UK and International Tax news

Financial Transaction Tax – Enhanced Cooperation

Thursday 24th January 2013

Further to our International Tax News item of 23 October 2012, in which we advised that the EC had announced that the ten member states who wished to apply an EU financial transaction tax (FTT) through enhanced cooperation should be allowed to do so,  the EC has recently adopted a decision authorising 11 member states to proceed with the introduction of a FTT through “enhanced cooperation”.

The 11 countries are Belgium, Germany, Estonia, Greece, Spain, France, Italy, Austria, Portugal, Slovenia and Slovakia.

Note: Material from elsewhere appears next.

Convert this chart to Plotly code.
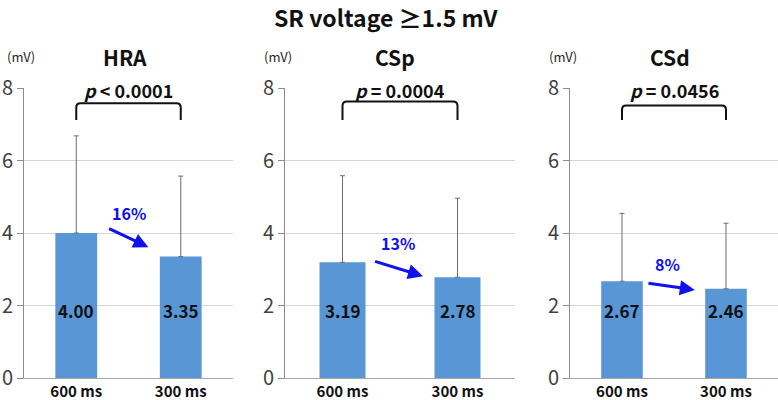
import plotly.graph_objects as go

# ---- data ----
panels = ["HRA", "CSp", "CSd"]
categories = ["600 ms", "300 ms"]
means = {"HRA": [4.00, 3.35], "CSp": [3.19, 2.78], "CSd": [2.67, 2.46]}
sd_upper = {"HRA": [2.68, 2.22], "CSp": [2.39, 2.18], "CSd": [1.87, 1.81]}
p_labels = {"HRA": "<i>p</i>&nbsp;< 0.0001", "CSp": "<i>p</i>&nbsp;= 0.0004", "CSd": "<i>p</i>&nbsp;= 0.0456"}
pct_labels = {"HRA": "16%", "CSp": "13%", "CSd": "8%"}
title_text = "SR voltage ≥1.5 mV"
y_ticks = [0, 2, 4, 6, 8]

# ---- layout / styling ----
FONT = "Noto Sans CJK JP"
BAR_COLOR = "#5896d6"
BLUE = "#1010f0"
x_domains = [[24/778, 233/778], [285/778, 515/778], [570/778, 1.0]]
y_domain = [22/400, 312/400]
title_x = [125/778, 395/778, 670/778]
mv_x = [21/778, 278/778, 563/778]
# arrow geometry per panel in data coords: (x_start, y_start, x_end, y_end, label_x, label_y)
arrows = {
    "HRA": (0.30, 4.14, 0.69, 3.61, 0.50, 4.55),
    "CSp": (0.27, 3.23, 0.70, 2.81, 0.48, 3.72),
    "CSd": (0.24, 2.62, 0.70, 2.43, 0.44, 3.14),
}
bracket_top = {"HRA": 7.58, "CSp": 7.63, "CSd": 7.52}
bracket_bot = 7.12
LABEL_Y = 1.87
P_Y = 7.95

fig = go.Figure()
shapes = []
annotations = []
layout = {}
xvals = [0, 1]

def ann(**kw):
    kw.setdefault("xanchor", "center")
    kw.setdefault("yanchor", "middle")
    kw.setdefault("showarrow", False)
    annotations.append(kw)

for i, name in enumerate(panels):
    sfx = "" if i == 0 else str(i + 1)
    xa, ya = "x" + sfx, "y" + sfx
    fig.add_trace(go.Bar(
        x=xvals, y=means[name], width=0.4,
        marker=dict(color=BAR_COLOR, line=dict(width=0)),
        error_y=dict(type="data", symmetric=False, array=sd_upper[name],
                     arrayminus=[0, 0], color="#6e6e6e", thickness=1, width=2.5),
        xaxis=xa, yaxis=ya, showlegend=False, hoverinfo="skip",
    ))
    layout["xaxis" + sfx] = dict(
        domain=x_domains[i], range=[-0.5, 1.5], anchor=ya, automargin=False,
        tickvals=xvals, ticktext=["<b>%s</b>" % c for c in categories],
        tickfont=dict(family=FONT, size=15, color="#111"),
        showline=True, linecolor="#a6a6a6", linewidth=1, showgrid=False,
        ticks="", zeroline=False, fixedrange=True,
    )
    layout["yaxis" + sfx] = dict(
        domain=y_domain, range=[0, 8], anchor=xa, tickvals=y_ticks, automargin=False,
        tickfont=dict(family=FONT, size=20, color="#404040"),
        showline=True, linecolor="#8c8c8c", linewidth=1,
        ticks="outside", ticklen=6, tickcolor="#8c8c8c",
        showgrid=True, gridcolor="#d4d4d4", gridwidth=1, zeroline=False,
        fixedrange=True,
    )
    # value labels
    for xv, v in zip(xvals, means[name]):
        ann(x=xv, y=LABEL_Y, xref=xa, yref=ya, text="<b>%.2f</b>" % v,
            font=dict(family=FONT, size=17, color="#111"))
    # bracket
    t = bracket_top[name]
    r = 0.04
    path = (f"M 0,{bracket_bot} L 0,{t-0.12} Q 0,{t} {r},{t} "
            f"L {1-r},{t} Q 1,{t} 1,{t-0.12} L 1,{bracket_bot}")
    shapes.append(dict(type="path", path=path, xref=xa, yref=ya,
                       line=dict(color="#111", width=2)))
    ann(x=0.5, y=P_Y, xref=xa, yref=ya, text="<b>%s</b>" % p_labels[name],
        font=dict(family=FONT, size=18, color="#111"))
    # arrow
    x0, y0, x1, y1, lx, ly = arrows[name]
    annotations.append(dict(x=x1, y=y1, ax=x0, ay=y0, xref=xa, yref=ya, axref=xa, ayref=ya,
                            text="", showarrow=True, arrowhead=2, arrowsize=1, arrowwidth=3,
                            arrowcolor=BLUE))
    ann(x=lx, y=ly, xref=xa, yref=ya, text="<b>%s</b>" % pct_labels[name],
        font=dict(family=FONT, size=16, color=BLUE))
    # panel title and unit
    ann(x=title_x[i], y=1 - 57/400, xref="paper", yref="paper",
        text="<b>%s</b>" % name, font=dict(family=FONT, size=21, color="#111"))
    ann(x=mv_x[i], y=1 - 57/400, xref="paper", yref="paper",
        text="(mV)", font=dict(family=FONT, size=13, color="#222"))

ann(x=386/778, y=1 - 17/400, xref="paper", yref="paper",
    text="<b>%s</b>" % title_text, font=dict(family=FONT, size=23, color="#111"))

fig.update_layout(
    width=778, height=400, margin=dict(l=0, r=0, t=0, b=0, autoexpand=False),
    paper_bgcolor="white", plot_bgcolor="white",
    shapes=shapes, annotations=annotations, bargap=0.6, **layout,
)
fig.write_html("out.html", config={"displayModeBar": False},
               post_script="document.body.style.margin='0';document.body.style.overflow='hidden';")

The EC will now make a proposal defining the substance of the enhanced cooperation, which will have to be adopted by unanimous agreement of the participating member states.

Discussions on a 2011 proposal aimed at introducing an FTT throughout the EU received insufficient support within the Council. That proposal involved a harmonised minimum 0.1% tax rate for transactions in all types of financial instruments except derivatives (0.01% rate).

In September and October 2011, the 11 member states wrote to the EC requesting a proposal for enhanced cooperation, specifying that the scope and objective of the FTT be based on the 2011 proposal.

This is only the third time that an enhanced cooperation has been launched to allow a limited number of member states to proceed with a particular measure, and the first time in the area of taxation.  Requirements for enhanced cooperation are laid down in article 20 TEU and articles 326 to 334 TFEU.  In particular, it must be established that the objectives cannot be attained within a reasonable period by the EU as a whole.  At least nine member states must participate, and the cooperation must remain open for any others that wish to join.